A glance into MyFutures

Imagine you are 80 years old. You think you are nearing the end of your life, so you wind down activities, and live day-to-day. Then you discover that you could live for another 50 years. Suddenly, you have to think about how you will fill that time. Do you feel anxious, or excited?

STBY was part of a team at Design Academy Eindhoven who helped students explore this question with elderly people during five weeks of research that we helped curate and teach, as part of a project called MyFutures. In conversations led by the students, the participants talked about how upcoming technologies, such as virtual reality, organ transplants, and robots, could extend people’s lives and change their futures.

MyFutures is a ‘research-through-design’ collaboration between TU Delft, the Design Academy Eindhoven (DAE), user-centred design agencies (including STBY), companies and the government. The aim of this collaboration is to “empower individuals to better confront their possible future, to think about them, and act toward them”.

As a part of this research, there was a five-week course in how to use speculative films as a co-creative tool to make future technologies easier to comprehend. Students had to weave together clips of experts talking about future technologies with scenes that they would conceive of, produce and film together with the participants.

At the beginning of the course, many of the participants seemed bewildered by the concepts introduced. One woman of around 70 years old, seemed very quiet and shy in the beginning, and didn’t speak much. But by the end of the course, she was really excited about virtual reality. It turned out that she never went to school, but she had always wanted a chance to go. Although she thought she would never get the chance, she realised that virtual reality could allow her to go, even without leaving her house. Her attitude was transformed by the end of the session — she was sitting up straighter, and she was much more talkative!

Speculating on our futures

Thanks to healthcare and higher quality of life, people are living longer and longer. The first people who will turn 130 years old are already among us. As a result, there is a greater proportion of elderly people in society than ever before.

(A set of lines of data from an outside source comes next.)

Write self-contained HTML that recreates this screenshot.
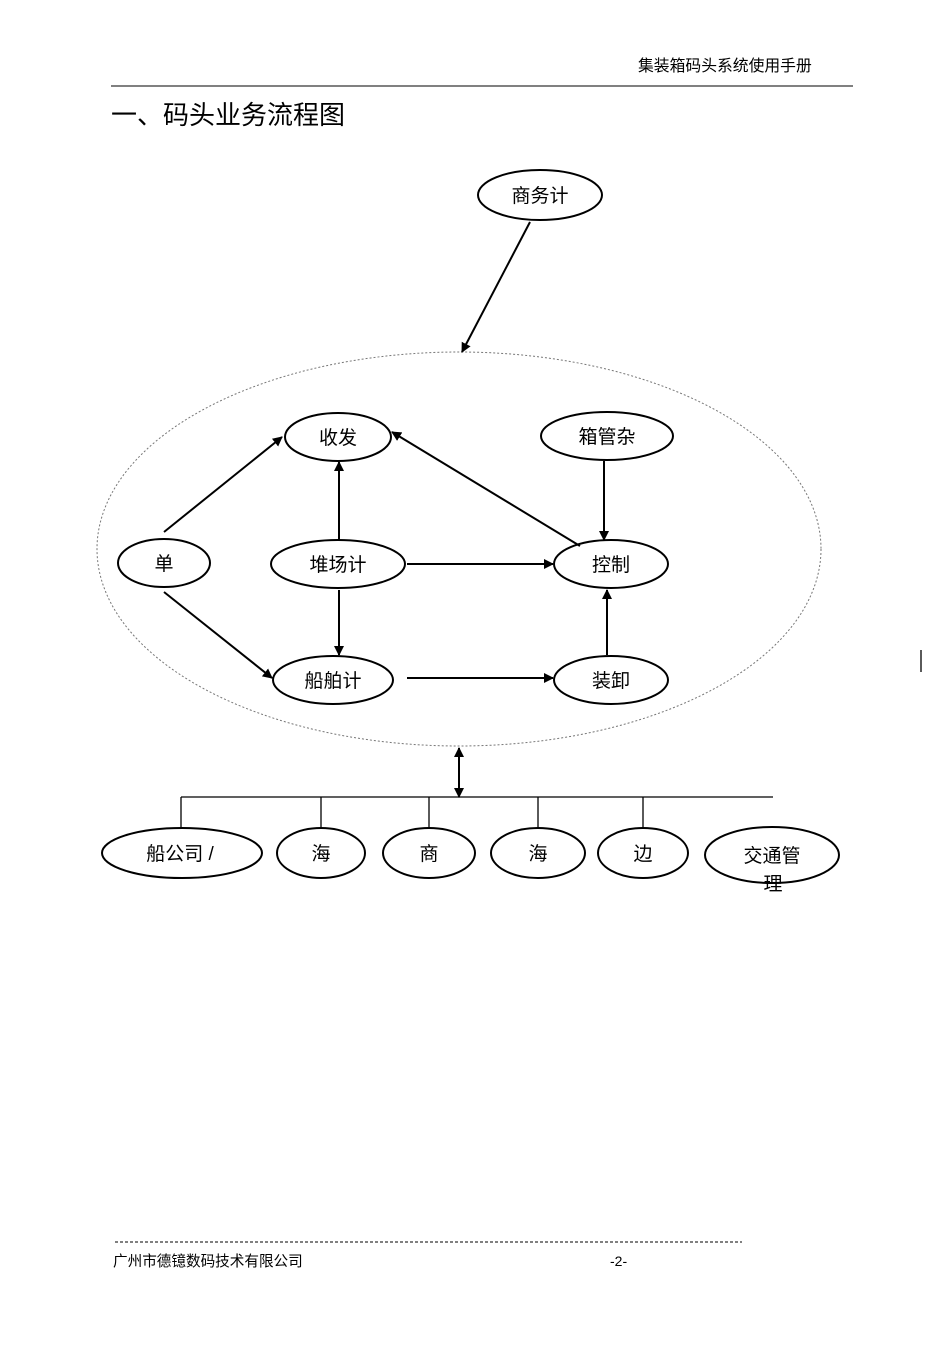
<!DOCTYPE html>
<html><head><meta charset="utf-8"><style>
body{margin:0;background:#fff}
svg text{font-family:"Liberation Sans","Noto Sans CJK SC",sans-serif;fill:#000}
</style></head><body>
<svg width="950" height="1341" viewBox="0 0 950 1341" xmlns="http://www.w3.org/2000/svg">
<defs><marker id="a" markerWidth="10" markerHeight="10" refX="9" refY="5" orient="auto" markerUnits="userSpaceOnUse"><path d="M0,0 L10,5 L0,10 z" fill="#000"/></marker>
<marker id="b" markerWidth="10" markerHeight="10" refX="1" refY="5" orient="auto" markerUnits="userSpaceOnUse"><path d="M10,0 L0,5 L10,10 z" fill="#000"/></marker></defs>
<text x="638" y="71" font-size="15.8">集装箱码头系统使用手册</text>
<line x1="111" y1="86" x2="853" y2="86" stroke="#000" stroke-width="1"/>
<text x="111" y="124" font-size="26">一、码头业务流程图</text>
<g fill="none" stroke="#000" stroke-width="2">
<ellipse cx="459" cy="549" rx="362" ry="197" stroke="#777" stroke-width="1" stroke-dasharray="2,2"/>
<ellipse cx="540" cy="195" rx="62" ry="25"/>
<ellipse cx="338" cy="437" rx="53" ry="24"/>
<ellipse cx="607" cy="436" rx="66" ry="24"/>
<ellipse cx="164" cy="563" rx="46" ry="24"/>
<ellipse cx="338" cy="564" rx="67" ry="24"/>
<ellipse cx="611" cy="564" rx="57" ry="24"/>
<ellipse cx="333" cy="680" rx="60" ry="24"/>
<ellipse cx="611" cy="680" rx="57" ry="24"/>
<ellipse cx="182" cy="853" rx="80" ry="25"/>
<ellipse cx="321" cy="853" rx="44" ry="25"/>
<ellipse cx="429" cy="853" rx="46" ry="25"/>
<ellipse cx="538" cy="853" rx="47" ry="25"/>
<ellipse cx="643" cy="853" rx="45" ry="25"/>
<ellipse cx="772" cy="855" rx="67" ry="28"/>
<line x1="530" y1="222" x2="462" y2="352" marker-end="url(#a)"/>
<line x1="164" y1="532" x2="282" y2="437" marker-end="url(#a)"/>
<line x1="164" y1="592" x2="272" y2="678" marker-end="url(#a)"/>
<line x1="339" y1="540" x2="339" y2="462" marker-end="url(#a)"/>
<line x1="339" y1="590" x2="339" y2="655" marker-end="url(#a)"/>
<line x1="407" y1="564" x2="553" y2="564" marker-end="url(#a)"/>
<line x1="407" y1="678" x2="553" y2="678" marker-end="url(#a)"/>
<line x1="607" y1="655" x2="607" y2="590" marker-end="url(#a)"/>
<line x1="604" y1="461" x2="604" y2="540" marker-end="url(#a)"/>
<line x1="580" y1="546" x2="392" y2="432" marker-end="url(#a)"/>
<line x1="459" y1="748" x2="459" y2="797" marker-end="url(#a)" marker-start="url(#b)"/>
</g>
<g stroke="#000" stroke-width="1.3">
<line x1="181" y1="797" x2="773" y2="797"/>
<line x1="181" y1="797" x2="181" y2="828"/>
<line x1="321" y1="797" x2="321" y2="828"/>
<line x1="429" y1="797" x2="429" y2="828"/>
<line x1="538" y1="797" x2="538" y2="828"/>
<line x1="643" y1="797" x2="643" y2="828"/>
<line x1="921" y1="650" x2="921" y2="672"/>
</g>
<g font-size="19" text-anchor="middle">
<text x="540" y="202">商务计</text>
<text x="338" y="444">收发</text>
<text x="607" y="443">箱管杂</text>
<text x="164" y="570">单</text>
<text x="338" y="571">堆场计</text>
<text x="611" y="571">控制</text>
<text x="333" y="687">船舶计</text>
<text x="611" y="687">装卸</text>
<text x="180" y="860">船公司 /</text>
<text x="321" y="860">海</text>
<text x="429" y="860">商</text>
<text x="538" y="860">海</text>
<text x="643" y="860">边</text>
<text x="772" y="862">交通管</text>
<text x="773" y="890">理</text>
</g>
<line x1="115" y1="1242" x2="742" y2="1242" stroke="#000" stroke-width="1" stroke-dasharray="3,2"/>
<text x="113" y="1266" font-size="14.6">广州市德镱数码技术有限公司</text>
<text x="610" y="1266" font-size="14">-2-</text>
</svg>
</body></html>
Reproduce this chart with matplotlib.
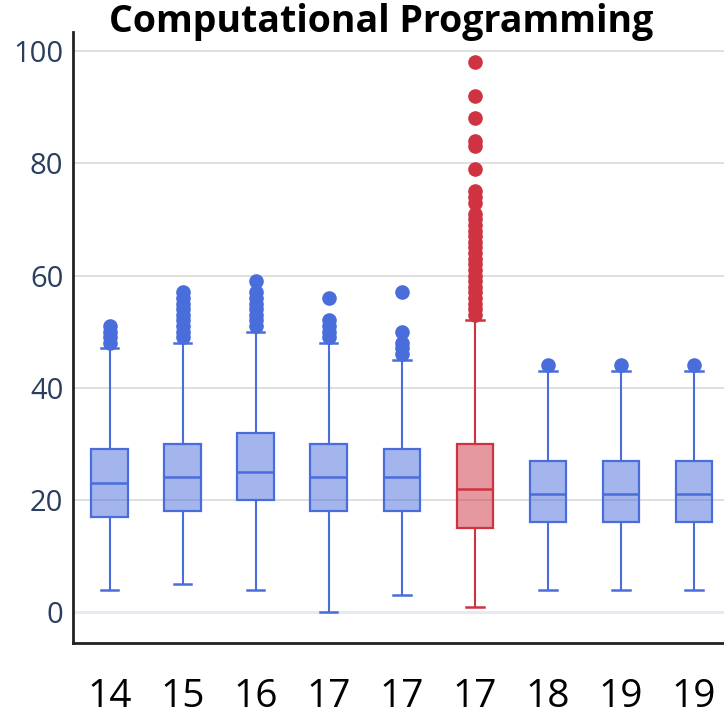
import matplotlib
matplotlib.use("Agg")
import matplotlib.pyplot as plt
from matplotlib.colors import to_rgba

plt.rcParams['font.family'] = ['Open Sans', 'DejaVu Sans']

# ---- data ----
labels = ["14", "15", "16", "17", "17", "17", "18", "19", "19"]
whislo = [4, 5, 4, 0, 3, 1, 4, 4, 4]
q1 = [17, 18, 20, 18, 18, 15, 16, 16, 16]
med = [23, 24, 25, 24, 24, 22, 21, 21, 21]
q3 = [29, 30, 32, 30, 29, 30, 27, 27, 27]
whishi = [47, 48, 50, 48, 45, 52, 43, 43, 43]
fliers = [
    [48, 49, 50, 51],
    [49, 50, 51, 52, 53, 54, 55, 56, 57],
    [51, 52, 53, 54, 55, 56, 57, 59],
    [49, 50, 51, 52, 56],
    [46, 47, 48, 50, 57],
    [53, 54, 55, 56, 57, 58, 59, 60, 61, 62, 63, 64, 65, 66, 67, 68, 69, 70, 71,
     73, 74, 75, 79, 83, 84, 88, 92, 98],
    [44],
    [44],
    [44],
]
highlight = [False, False, False, False, False, True, False, False, False]
y_ticks = [0, 20, 40, 60, 80, 100]
title = "Computational Programming"

blue = "#4a6ddc"
red = "#cf3342"

fig = plt.figure(figsize=(7.24, 7.16), dpi=100)
ax = fig.add_axes([73 / 724, 1 - 643 / 716, 1 - 73 / 724, (643 - 32) / 716])

# grid
for t in y_ticks:
    if t == 0:
        ax.axhline(t, color="#e6eaf2", lw=2.2, zorder=0)
    else:
        ax.axhline(t, color="#d9d9d9", lw=1.2, zorder=0)

for i in range(len(labels)):
    c = red if highlight[i] else blue
    stats = [dict(whislo=whislo[i], q1=q1[i], med=med[i], q3=q3[i],
                  whishi=whishi[i], fliers=fliers[i], label=labels[i])]
    ax.bxp(stats, positions=[i], widths=0.5, patch_artist=True,
           showfliers=True, manage_ticks=False,
           boxprops=dict(facecolor=to_rgba(c, 0.5), edgecolor=c, linewidth=1.6),
           medianprops=dict(color=c, linewidth=1.8),
           whiskerprops=dict(color=c, linewidth=1.5),
           capprops=dict(color=c, linewidth=1.8),
           capwidths=0.24,
           flierprops=dict(marker="o", markerfacecolor=c, markeredgecolor=c,
                           markersize=9.5, linestyle="none"))

ax.set_xlim(-0.5, 8.41)
ax.set_ylim(-5.5, 103.4)
ax.set_xticks(range(len(labels)))
ax.set_xticklabels(labels, fontsize=28, color="black")
ax.set_yticks(y_ticks)
ax.set_yticklabels([str(t) for t in y_ticks], fontsize=21, color="#2a3f5f")
ax.tick_params(axis="both", length=0)
ax.tick_params(axis="x", pad=25)
ax.tick_params(axis="y", pad=7)

for s in ["top", "right"]:
    ax.spines[s].set_visible(False)
for s in ["left", "bottom"]:
    ax.spines[s].set_color("#222222")
    ax.spines[s].set_linewidth(2)

fig.text(381 / 724, 1 - 22 / 716, title, ha="center", va="center",
         fontsize=27, fontweight="bold", color="black")

fig.savefig("out.png", dpi=100)
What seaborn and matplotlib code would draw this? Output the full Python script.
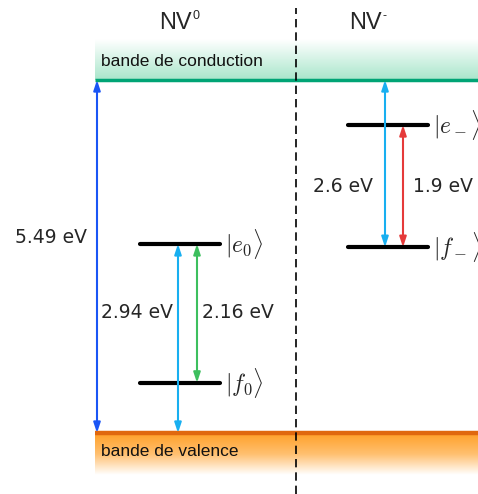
import numpy as np
import pandas as pd
import matplotlib
matplotlib.use("Agg")
import matplotlib.pyplot as plt
import seaborn as sns

# Energy levels (eV above valence band top)
gap = 5.49
level_names = [r"$|f_0\rangle$", r"$|e_0\rangle$", r"$|f_-\rangle$", r"$|e_-\rangle$"]
level_energy = [0.78, 2.94, 2.89, 4.79]
level_center = ["NV0", "NV0", "NV-", "NV-"]

# Transitions: (x position, bottom, top, label, colour)
trans_x = [97, 178, 197, 385, 403]
trans_lo = [0.0, 0.0, 0.78, 2.89, 2.89]
trans_hi = [5.49, 2.94, 2.94, 5.49, 4.79]
trans_label = ["5.49 eV", "2.94 eV", "2.16 eV", "2.6 eV", "1.9 eV"]
trans_color = ["#1a55f5", "#18aff0", "#3dbf5e", "#18aff0", "#e53a3a"]

sns.set_style("white")
plt.rcParams["font.family"] = ["Liberation Sans", "DejaVu Sans"]
plt.rcParams["mathtext.fontset"] = "cm"

fig = plt.figure(figsize=(4.78, 4.94), dpi=100)
ax = fig.add_axes([0, 0, 1, 1])
px = 64.3  # pixels per eV
ax.set_xlim(0, 478)
ax.set_ylim(-61 / px, 433 / px)
ax.axis("off")

# bands with gradients
cmap_g = matplotlib.colors.LinearSegmentedColormap.from_list("g", ["#ffffff", "#a9e6cb"])
ax.imshow(np.linspace(0, 1, 100).reshape(-1, 1), cmap=cmap_g, extent=[95, 478, gap + 0.63, gap],
          aspect="auto", origin="lower")
cmap_o = matplotlib.colors.LinearSegmentedColormap.from_list("o", ["#ffffff", "#ffc070", "#ffa028"])
ax.imshow(np.linspace(0, 1, 100).reshape(-1, 1), cmap=cmap_o, extent=[95, 478, -0.65, 0],
          aspect="auto", origin="lower")
ax.hlines(gap, 95, 478, color="#00a475", lw=2.5)
ax.hlines(0, 95, 478, color="#e0680e", lw=3.2)
ax.text(101, gap + 0.28, "bande de conduction", fontsize=12.5, va="center", color="#111111")
ax.text(101, -0.29, "bande de valence", fontsize=12.5, va="center", color="#111111")

# separator
ax.axvline(296, ymin=0, ymax=(494 - 8) / 494, color="black", lw=1.2, ls=(0, (5, 3)))
ty = (433 - 23) / px
ax.text(159, ty, "NV", fontsize=17, ha="left", va="center")
ax.text(193, (433 - 16) / px, "0", fontsize=9, ha="left", va="center")
ax.text(349, ty, "NV", fontsize=17, ha="left", va="center")
ax.text(383, (433 - 16) / px, "-", fontsize=9, ha="left", va="center")

# levels
levels = pd.DataFrame({"name": level_names, "E": level_energy, "center": level_center})
for _, row in levels.iterrows():
    x0 = 140 if row["center"] == "NV0" else 348
    sns.lineplot(x=[x0, x0 + 80], y=[row["E"], row["E"]], color="black", lw=3, ax=ax)
    ax.text(x0 + 85, row["E"], row["name"], fontsize=17, va="center", ha="left")

# transitions
label_pos = [(87, "right", 3.04), (101, "left", 1.87), (202, "left", 1.87),
             (313, "left", 3.84), (413, "left", 3.84)]
for x, lo, hi, lab, c, (lx, ha, ly) in zip(trans_x, trans_lo, trans_hi, trans_label,
                                           trans_color, label_pos):
    ax.annotate("", xy=(x, hi), xytext=(x, lo),
                arrowprops=dict(arrowstyle="<|-|>,head_length=0.6,head_width=0.2", color=c,
                                lw=1.5, shrinkA=0, shrinkB=0))
    ax.text(lx, ly, lab, fontsize=13.5, ha=ha, va="center", family="DejaVu Sans")

fig.savefig("out.png", dpi=100)
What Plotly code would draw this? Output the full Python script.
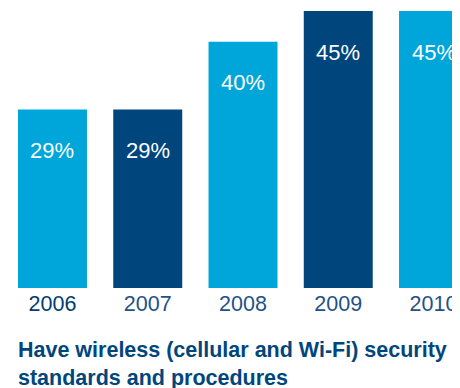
import plotly.graph_objects as go

years = ["2006", "2007", "2008", "2009", "2010"]
values = [29, 29, 40, 45, 45]
bar_colors = ["#00A6D9", "#00467D", "#00A6D9", "#00467D", "#00A6D9"]
year_colors = ["#003D70", "#1F5287", "#1F5287", "#1F5287", "#1F5287"]
title_text = "Have wireless (cellular and Wi-Fi) security<br>standards and procedures"

xs = list(range(len(years)))
tick_text = [f'<span style="color:{c}">{y}</span>' for y, c in zip(years, year_colors)]

fig = go.Figure()
fig.add_trace(go.Bar(
    x=xs, y=values, marker=dict(color=bar_colors, line=dict(width=0)),
    width=0.724, hoverinfo="skip",
))

for x, v in zip(xs, values):
    fig.add_annotation(x=x, y=v, text=f"{v}%", showarrow=False,
                       yanchor="middle", yshift=-41,
                       font=dict(family="Liberation Sans", size=22, color="white"))

fig.add_annotation(xref="paper", yref="paper", x=8/452, y=-0.172,
                   xanchor="left", yanchor="top", align="left",
                   text=f"<b>{title_text}</b>", showarrow=False,
                   font=dict(family="Liberation Sans", size=21.5, color="#00467D"))

fig.update_layout(
    width=452, height=380,
    margin=dict(l=0, r=0, t=0, b=100),
    plot_bgcolor="white", paper_bgcolor="white",
    showlegend=False,
    xaxis=dict(range=[-0.467, 4.278], tickvals=xs, ticktext=tick_text,
               showgrid=False, zeroline=False, showline=False, ticks="",
               tickfont=dict(family="Liberation Sans", size=21.5, color="#1F5287")),
    yaxis=dict(range=[0, 45.49], visible=False, showgrid=False),
)

fig.write_html("out.html")
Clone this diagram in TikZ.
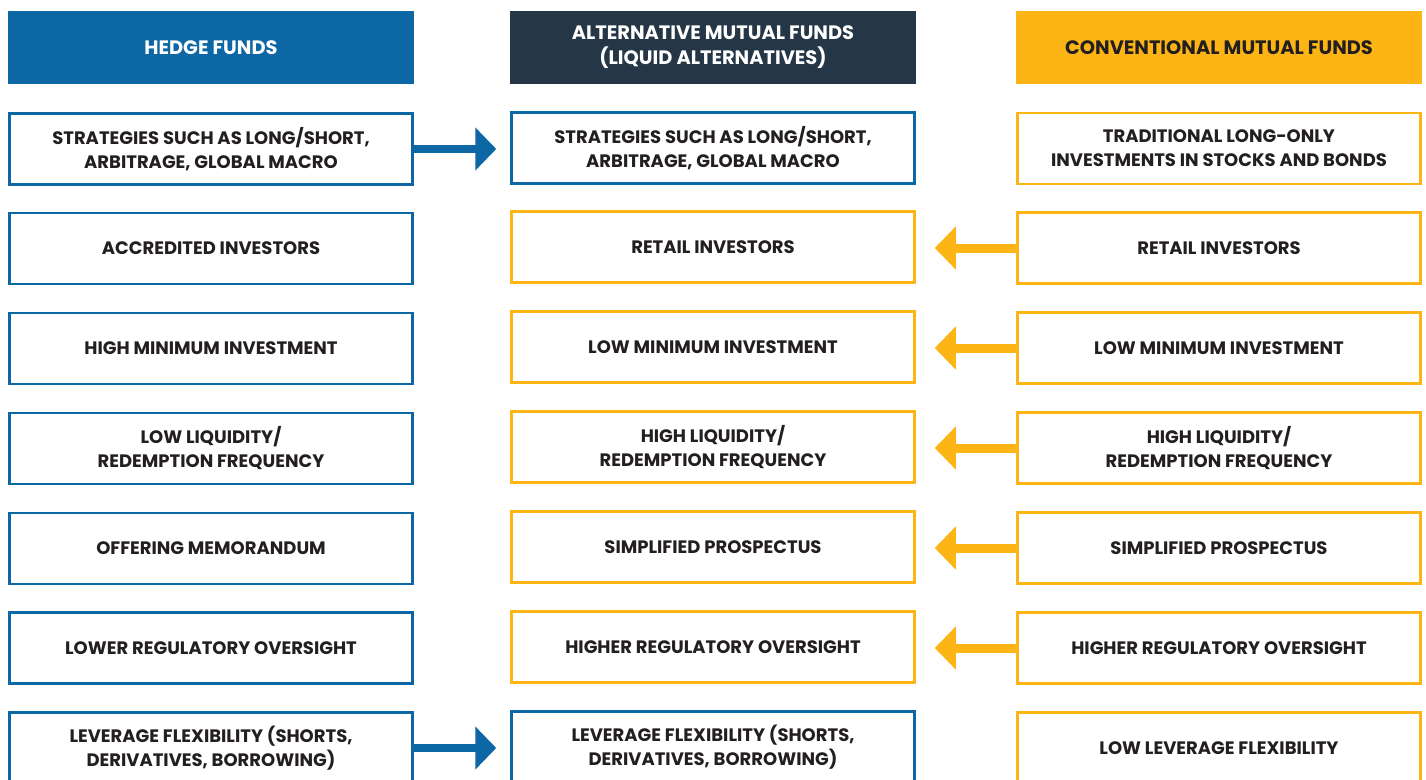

In spite of their growing role in society — from their influence on elections to presence in the workplace — older people can sometimes have a pessimistic view on the future. In others’ perceptions, they might appear to be waiting out their last days, facing a slow decline, even though they still have many more days to live. Are they scared to try new things? Or just not interested anymore?

If we could help these people speculate on their future, instead of only reminiscing about the past or planning for death and illness, they may begin to think positively about their possible futures, and form new dreams, ambitions and plans. For design researchers, virtual reality is a rather new tool, but one that has a lot of potential in projects such as this to help people imagine possibilities beyond the here-and-now.

In the MyFutures course, participants were at first simply bemused by the concept of how they could use cutting-edge technologies like VR in their lives. But after we downloaded a virtual reality app and tested out a headset with them, they became much more excited. They were able to experience a world far beyond what was familiar — for example, by embracing their hobby for Star Trek and venturing to outer space. Another woman with rheumatism wanted to walk through a forest because she was no longer able to, showing that for some people, virtual reality might enable them to experience things they no longer can, due to illness or declining fitness.

But, as always, tools aren’t everything. The VR headset was just the start of an intriguing dialogue. During the MyFutures project the students and older people created a speculative film together, which explored the use of upcoming technology (like VR) in their daily (future) life. This co-creative process in a visual expression, made the future tangible and exciting for the participants — they became much more excited by the prospect of transcending time and space. Seeing the impact that VR, co-creation and using film had on the participants, makes us excited to keep pursuing this path.

The insights created with this project are helping researchers on MyFutures to refine tools they are currently developing to facilitate family discussions about the potential futures of each family member.